**Dataset extract:**
────────────────────

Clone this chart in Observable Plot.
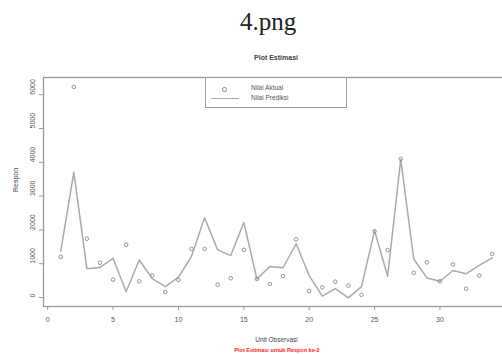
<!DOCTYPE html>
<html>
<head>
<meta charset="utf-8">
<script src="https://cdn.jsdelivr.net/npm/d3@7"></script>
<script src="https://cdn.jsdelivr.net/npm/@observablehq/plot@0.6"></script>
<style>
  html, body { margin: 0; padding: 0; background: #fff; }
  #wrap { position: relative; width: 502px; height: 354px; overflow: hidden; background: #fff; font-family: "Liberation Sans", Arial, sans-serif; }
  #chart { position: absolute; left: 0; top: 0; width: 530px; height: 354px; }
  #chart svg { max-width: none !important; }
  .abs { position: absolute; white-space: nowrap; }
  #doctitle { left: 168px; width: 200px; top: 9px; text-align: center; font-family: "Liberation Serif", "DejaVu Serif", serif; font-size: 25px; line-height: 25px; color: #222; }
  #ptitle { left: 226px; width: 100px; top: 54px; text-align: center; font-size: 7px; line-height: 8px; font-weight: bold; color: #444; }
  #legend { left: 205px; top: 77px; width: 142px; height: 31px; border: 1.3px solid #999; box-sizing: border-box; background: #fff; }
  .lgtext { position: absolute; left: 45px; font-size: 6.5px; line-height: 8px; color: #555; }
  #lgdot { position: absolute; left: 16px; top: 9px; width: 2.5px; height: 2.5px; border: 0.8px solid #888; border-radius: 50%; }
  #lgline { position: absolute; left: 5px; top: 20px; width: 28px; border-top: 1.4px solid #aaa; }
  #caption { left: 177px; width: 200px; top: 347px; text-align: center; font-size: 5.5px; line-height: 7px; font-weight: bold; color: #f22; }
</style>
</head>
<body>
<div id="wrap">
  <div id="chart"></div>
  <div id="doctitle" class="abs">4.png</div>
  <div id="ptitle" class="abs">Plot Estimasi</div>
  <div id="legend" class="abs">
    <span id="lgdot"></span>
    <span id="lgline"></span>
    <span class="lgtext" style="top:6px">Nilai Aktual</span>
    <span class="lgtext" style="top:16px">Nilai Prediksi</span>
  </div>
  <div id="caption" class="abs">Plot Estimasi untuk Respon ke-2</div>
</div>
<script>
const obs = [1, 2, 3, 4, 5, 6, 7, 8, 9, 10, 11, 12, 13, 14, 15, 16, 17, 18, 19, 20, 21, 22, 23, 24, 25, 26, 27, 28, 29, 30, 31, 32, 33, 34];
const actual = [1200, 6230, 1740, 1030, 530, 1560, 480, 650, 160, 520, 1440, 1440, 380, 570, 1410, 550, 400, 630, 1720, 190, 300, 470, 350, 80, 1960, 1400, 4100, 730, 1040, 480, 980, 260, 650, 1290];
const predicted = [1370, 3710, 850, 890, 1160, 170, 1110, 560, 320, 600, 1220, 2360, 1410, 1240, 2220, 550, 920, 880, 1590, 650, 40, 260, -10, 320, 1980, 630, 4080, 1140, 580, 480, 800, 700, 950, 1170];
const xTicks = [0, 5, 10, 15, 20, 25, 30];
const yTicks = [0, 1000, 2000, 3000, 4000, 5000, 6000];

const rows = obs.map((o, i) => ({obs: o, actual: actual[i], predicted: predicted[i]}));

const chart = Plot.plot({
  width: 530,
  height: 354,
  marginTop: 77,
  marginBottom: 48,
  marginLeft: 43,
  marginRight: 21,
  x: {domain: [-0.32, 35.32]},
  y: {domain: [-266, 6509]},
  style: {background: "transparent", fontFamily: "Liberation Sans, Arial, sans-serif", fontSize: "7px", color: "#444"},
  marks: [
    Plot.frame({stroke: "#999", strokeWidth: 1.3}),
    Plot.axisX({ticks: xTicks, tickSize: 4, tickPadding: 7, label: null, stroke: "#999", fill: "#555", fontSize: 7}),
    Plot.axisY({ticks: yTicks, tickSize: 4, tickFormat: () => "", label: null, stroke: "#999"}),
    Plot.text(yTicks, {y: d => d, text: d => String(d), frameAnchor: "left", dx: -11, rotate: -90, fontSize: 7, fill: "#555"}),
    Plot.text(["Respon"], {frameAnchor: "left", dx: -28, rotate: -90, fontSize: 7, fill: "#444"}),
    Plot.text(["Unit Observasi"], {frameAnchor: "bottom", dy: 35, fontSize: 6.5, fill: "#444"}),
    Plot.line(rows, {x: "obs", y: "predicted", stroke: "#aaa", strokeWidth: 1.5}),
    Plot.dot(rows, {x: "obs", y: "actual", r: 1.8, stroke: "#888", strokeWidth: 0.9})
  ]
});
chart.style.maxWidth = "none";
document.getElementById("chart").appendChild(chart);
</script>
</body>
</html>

────────────────────

Within the listing above, copy each line that has the string "chart".

**Response for this exercise:**
Clone this chart in Observable Plot.
  #chart { position: absolute; left: 0; top: 0; width: 530px; height: 354px; }
  #chart svg { max-width: none !important; }
  <div id="chart"></div>
const chart = Plot.plot({
chart.style.maxWidth = "none";
document.getElementById("chart").appendChild(chart);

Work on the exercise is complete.